Full-stack database infrastructure engineering is the discipline of owning every layer a query touches — storage, operating system, engine internals, connection management, and application access patterns — across all database engines a GCC runs. MinervaDB delivers this as a single coherent practice spanning PostgreSQL, MySQL, MongoDB, SQL Server, ClickHouse, SAP HANA, and cloud DBaaS, so the GCC data leader governs one operating model rather than disconnected silos.
Which databases and cloud platforms does MinervaDB support for GCCs?
MinervaDB engineers PostgreSQL, MySQL, MariaDB, Microsoft SQL Server, MongoDB, SAP HANA, ClickHouse, Trino, Cassandra, Redis, Valkey, and Milvus, plus cloud DBaaS including Oracle MySQL HeatWave, Amazon RDS, Amazon Aurora, Azure SQL, Amazon Redshift, Snowflake, Google BigQuery, and Databricks. The practice is vendor-neutral, so the recommendation follows the workload and economics rather than a partnership incentive.

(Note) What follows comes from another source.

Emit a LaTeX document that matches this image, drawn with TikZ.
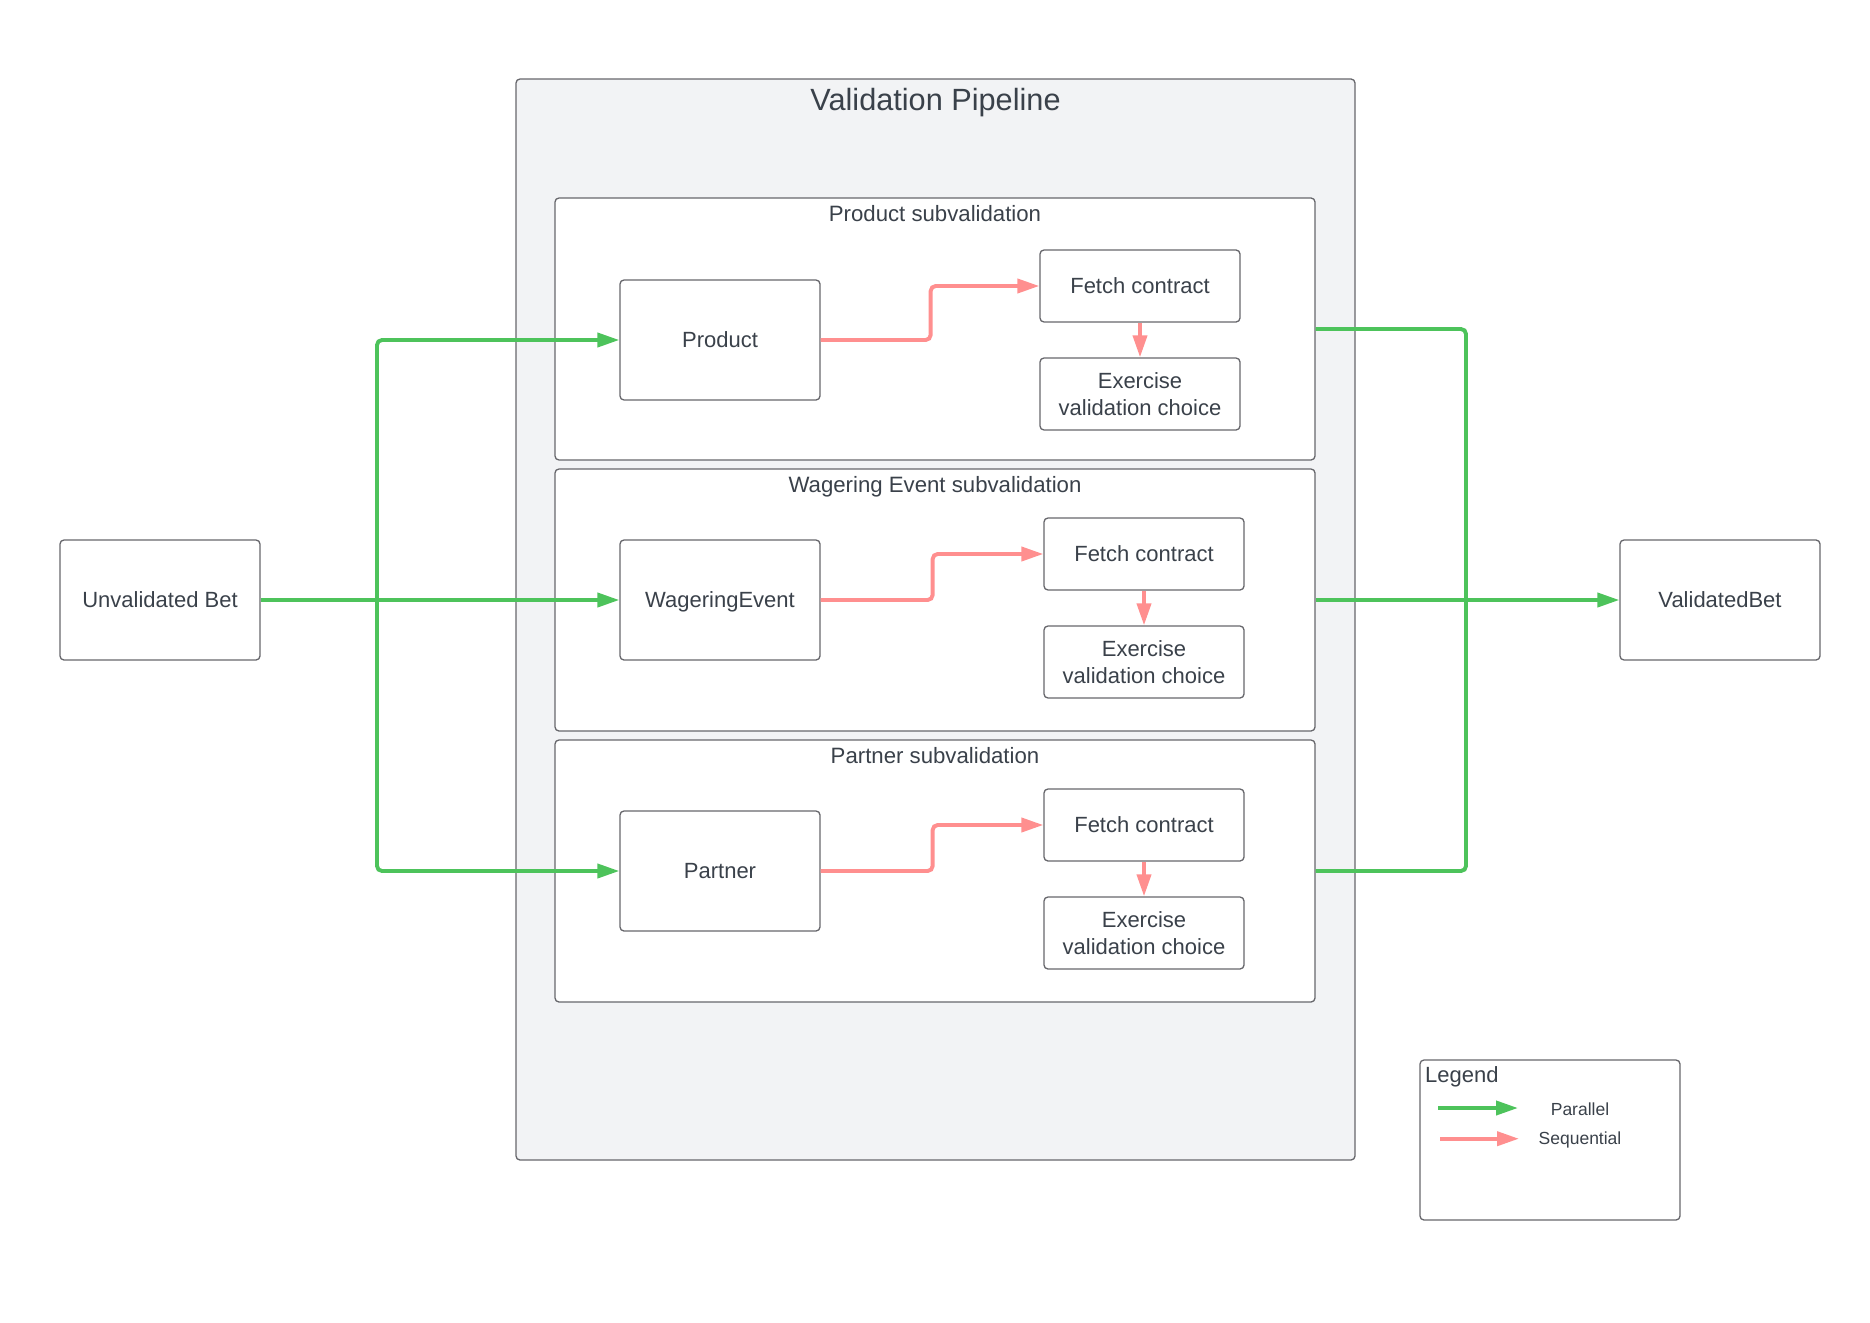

How does MinervaDB help a GCC reduce database operations cost?
MinervaDB delivers 24×7 remote DBA and reliability engineering through a global follow-the-sun model, removing the need to staff overnight shifts and specialist headcount for every engine. Combined with cloud right-sizing, reserved-capacity planning, and engine consolidation, GCCs typically see up to a 90 percent reduction versus building an equivalent in-house senior DBA team, while the SLA on availability and latency improves.
What service levels can a GCC data leader expect?
We engineer to explicit, signed-off objectives: an availability SLO such as 99.95 percent, p99 read and write latency targets, replication-lag bounds, and recovery point and recovery time objectives. These become tracked SLOs with error budgets, reported in quarterly business reviews, so reliability is a measurable number rather than an aspiration.
How does MinervaDB handle data security and compliance for GCCs?
We harden every engine to defense-in-depth: enforced TLS, encryption at rest, least-privilege role design, network isolation, secrets management, and tamper-evident audit logging. Controls are aligned to SOC 2, ISO 27001, GDPR, and India’s DPDP Act, producing an audit-ready posture that withstands both the parent enterprise security review and regulatory scrutiny.
Can MinervaDB augment an existing GCC database team?
Yes. The MinervaDB Method — Assess, Architect, Engineer, Operate — is designed to augment rather than replace the in-house team. The GCC data leader retains strategic ownership and scales senior engineering capacity up or down by engine and phase, drawing on our bench for specialized work that does not justify permanent headcount.